*What you have to do:* Quote every line as written. Omit pictures.

*Information shown:*
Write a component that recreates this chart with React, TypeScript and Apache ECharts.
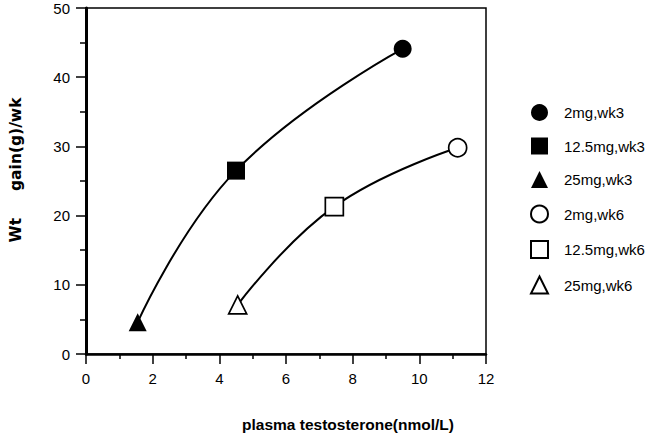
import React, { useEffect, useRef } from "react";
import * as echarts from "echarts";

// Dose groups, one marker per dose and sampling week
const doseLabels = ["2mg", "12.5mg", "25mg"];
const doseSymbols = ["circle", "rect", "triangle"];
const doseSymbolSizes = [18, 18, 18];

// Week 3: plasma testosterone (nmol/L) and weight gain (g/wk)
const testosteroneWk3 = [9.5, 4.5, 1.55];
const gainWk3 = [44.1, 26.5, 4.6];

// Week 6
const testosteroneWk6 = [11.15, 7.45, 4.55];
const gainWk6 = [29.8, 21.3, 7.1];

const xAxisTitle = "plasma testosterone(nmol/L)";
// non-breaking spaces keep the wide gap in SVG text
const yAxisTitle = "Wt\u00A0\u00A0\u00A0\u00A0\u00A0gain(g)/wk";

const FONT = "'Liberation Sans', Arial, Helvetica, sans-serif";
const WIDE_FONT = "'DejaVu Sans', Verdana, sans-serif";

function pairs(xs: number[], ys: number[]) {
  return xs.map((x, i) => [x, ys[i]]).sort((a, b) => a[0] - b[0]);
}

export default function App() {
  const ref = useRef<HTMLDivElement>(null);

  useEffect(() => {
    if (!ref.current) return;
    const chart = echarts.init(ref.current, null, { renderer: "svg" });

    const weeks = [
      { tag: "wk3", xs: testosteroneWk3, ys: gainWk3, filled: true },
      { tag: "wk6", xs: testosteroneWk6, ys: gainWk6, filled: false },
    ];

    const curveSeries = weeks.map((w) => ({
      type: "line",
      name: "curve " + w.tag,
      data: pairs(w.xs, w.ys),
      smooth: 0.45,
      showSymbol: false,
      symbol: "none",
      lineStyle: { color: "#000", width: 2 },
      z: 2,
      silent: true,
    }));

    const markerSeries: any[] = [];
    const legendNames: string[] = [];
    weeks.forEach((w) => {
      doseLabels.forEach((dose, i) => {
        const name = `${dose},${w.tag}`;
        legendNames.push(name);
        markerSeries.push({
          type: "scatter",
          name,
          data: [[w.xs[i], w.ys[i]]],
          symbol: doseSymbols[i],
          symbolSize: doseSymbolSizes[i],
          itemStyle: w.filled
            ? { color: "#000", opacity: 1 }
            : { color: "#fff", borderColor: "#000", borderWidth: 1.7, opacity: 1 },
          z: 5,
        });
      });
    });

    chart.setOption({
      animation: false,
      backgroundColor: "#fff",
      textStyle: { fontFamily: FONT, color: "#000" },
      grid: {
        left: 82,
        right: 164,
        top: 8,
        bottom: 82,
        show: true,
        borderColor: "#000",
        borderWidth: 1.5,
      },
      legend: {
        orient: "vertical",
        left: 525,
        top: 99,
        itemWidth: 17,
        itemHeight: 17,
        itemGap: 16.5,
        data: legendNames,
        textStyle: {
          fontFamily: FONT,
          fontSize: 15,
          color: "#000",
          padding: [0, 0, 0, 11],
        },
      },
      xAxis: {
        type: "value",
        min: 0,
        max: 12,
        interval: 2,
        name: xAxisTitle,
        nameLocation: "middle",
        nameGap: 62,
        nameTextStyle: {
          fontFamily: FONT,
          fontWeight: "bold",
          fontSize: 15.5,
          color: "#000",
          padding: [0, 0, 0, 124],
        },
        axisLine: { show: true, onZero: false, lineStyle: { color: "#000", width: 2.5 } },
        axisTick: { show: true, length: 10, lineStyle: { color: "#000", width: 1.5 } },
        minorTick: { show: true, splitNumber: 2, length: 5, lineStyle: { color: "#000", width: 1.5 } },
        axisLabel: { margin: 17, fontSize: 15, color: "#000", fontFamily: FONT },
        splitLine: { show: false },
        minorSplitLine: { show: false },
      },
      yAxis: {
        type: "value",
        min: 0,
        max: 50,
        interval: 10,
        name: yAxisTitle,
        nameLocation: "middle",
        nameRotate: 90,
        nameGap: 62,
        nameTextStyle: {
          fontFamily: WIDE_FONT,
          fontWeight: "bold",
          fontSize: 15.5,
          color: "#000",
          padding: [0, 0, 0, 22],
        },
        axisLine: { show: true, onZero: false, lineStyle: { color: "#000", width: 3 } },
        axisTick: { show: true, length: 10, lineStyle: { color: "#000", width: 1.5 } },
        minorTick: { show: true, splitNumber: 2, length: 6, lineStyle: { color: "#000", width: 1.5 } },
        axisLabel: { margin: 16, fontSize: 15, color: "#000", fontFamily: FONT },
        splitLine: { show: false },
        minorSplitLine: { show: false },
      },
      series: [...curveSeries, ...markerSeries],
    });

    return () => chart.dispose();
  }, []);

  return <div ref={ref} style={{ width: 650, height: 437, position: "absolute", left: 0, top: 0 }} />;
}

*Exercise response:*
Write a component that recreates this chart with React, TypeScript and Apache ECharts.
import React, { useEffect, useRef } from "react";
import * as echarts from "echarts";

// Dose groups, one marker per dose and sampling week
const doseLabels = ["2mg", "12.5mg", "25mg"];
const doseSymbols = ["circle", "rect", "triangle"];
const doseSymbolSizes = [18, 18, 18];

// Week 3: plasma testosterone (nmol/L) and weight gain (g/wk)
const testosteroneWk3 = [9.5, 4.5, 1.55];
const gainWk3 = [44.1, 26.5, 4.6];

// Week 6
const testosteroneWk6 = [11.15, 7.45, 4.55];
const gainWk6 = [29.8, 21.3, 7.1];

const xAxisTitle = "plasma testosterone(nmol/L)";
// non-breaking spaces keep the wide gap in SVG text
const yAxisTitle = "Wt\u00A0\u00A0\u00A0\u00A0\u00A0gain(g)/wk";

const FONT = "'Liberation Sans', Arial, Helvetica, sans-serif";
const WIDE_FONT = "'DejaVu Sans', Verdana, sans-serif";

function pairs(xs: number[], ys: number[]) {
  return xs.map((x, i) => [x, ys[i]]).sort((a, b) => a[0] - b[0]);
}

export default function App() {
  const ref = useRef<HTMLDivElement>(null);

  useEffect(() => {
    if (!ref.current) return;
    const chart = echarts.init(ref.current, null, { renderer: "svg" });

    const weeks = [
      { tag: "wk3", xs: testosteroneWk3, ys: gainWk3, filled: true },
      { tag: "wk6", xs: testosteroneWk6, ys: gainWk6, filled: false },
    ];

    const curveSeries = weeks.map((w) => ({
      type: "line",
      name: "curve " + w.tag,
      data: pairs(w.xs, w.ys),
      smooth: 0.45,
      showSymbol: false,
      symbol: "none",
      lineStyle: { color: "#000", width: 2 },
      z: 2,
      silent: true,
    }));

    const markerSeries: any[] = [];
    const legendNames: string[] = [];
    weeks.forEach((w) => {
      doseLabels.forEach((dose, i) => {
        const name = `${dose},${w.tag}`;
        legendNames.push(name);
        markerSeries.push({
          type: "scatter",
          name,
          data: [[w.xs[i], w.ys[i]]],
          symbol: doseSymbols[i],
          symbolSize: doseSymbolSizes[i],
          itemStyle: w.filled
            ? { color: "#000", opacity: 1 }
            : { color: "#fff", borderColor: "#000", borderWidth: 1.7, opacity: 1 },
          z: 5,
        });
      });
    });

    chart.setOption({
      animation: false,
      backgroundColor: "#fff",
      textStyle: { fontFamily: FONT, color: "#000" },
      grid: {
        left: 82,
        right: 164,
        top: 8,
        bottom: 82,
        show: true,
        borderColor: "#000",
        borderWidth: 1.5,
      },
      legend: {
        orient: "vertical",
        left: 525,
        top: 99,
        itemWidth: 17,
        itemHeight: 17,
        itemGap: 16.5,
        data: legendNames,
        textStyle: {
          fontFamily: FONT,
          fontSize: 15,
          color: "#000",
          padding: [0, 0, 0, 11],
        },
      },
      xAxis: {
        type: "value",
        min: 0,
        max: 12,
        interval: 2,
        name: xAxisTitle,
        nameLocation: "middle",
        nameGap: 62,
        nameTextStyle: {
          fontFamily: FONT,
          fontWeight: "bold",
          fontSize: 15.5,
          color: "#000",
          padding: [0, 0, 0, 124],
        },
        axisLine: { show: true, onZero: false, lineStyle: { color: "#000", width: 2.5 } },
        axisTick: { show: true, length: 10, lineStyle: { color: "#000", width: 1.5 } },
        minorTick: { show: true, splitNumber: 2, length: 5, lineStyle: { color: "#000", width: 1.5 } },
        axisLabel: { margin: 17, fontSize: 15, color: "#000", fontFamily: FONT },
        splitLine: { show: false },
        minorSplitLine: { show: false },
      },
      yAxis: {
        type: "value",
        min: 0,
        max: 50,
        interval: 10,
        name: yAxisTitle,
        nameLocation: "middle",
        nameRotate: 90,
        nameGap: 62,
        nameTextStyle: {
          fontFamily: WIDE_FONT,
          fontWeight: "bold",
          fontSize: 15.5,
          color: "#000",
          padding: [0, 0, 0, 22],
        },
        axisLine: { show: true, onZero: false, lineStyle: { color: "#000", width: 3 } },
        axisTick: { show: true, length: 10, lineStyle: { color: "#000", width: 1.5 } },
        minorTick: { show: true, splitNumber: 2, length: 6, lineStyle: { color: "#000", width: 1.5 } },
        axisLabel: { margin: 16, fontSize: 15, color: "#000", fontFamily: FONT },
        splitLine: { show: false },
        minorSplitLine: { show: false },
      },
      series: [...curveSeries, ...markerSeries],
    });

    return () => chart.dispose();
  }, []);

  return <div ref={ref} style={{ width: 650, height: 437, position: "absolute", left: 0, top: 0 }} />;
}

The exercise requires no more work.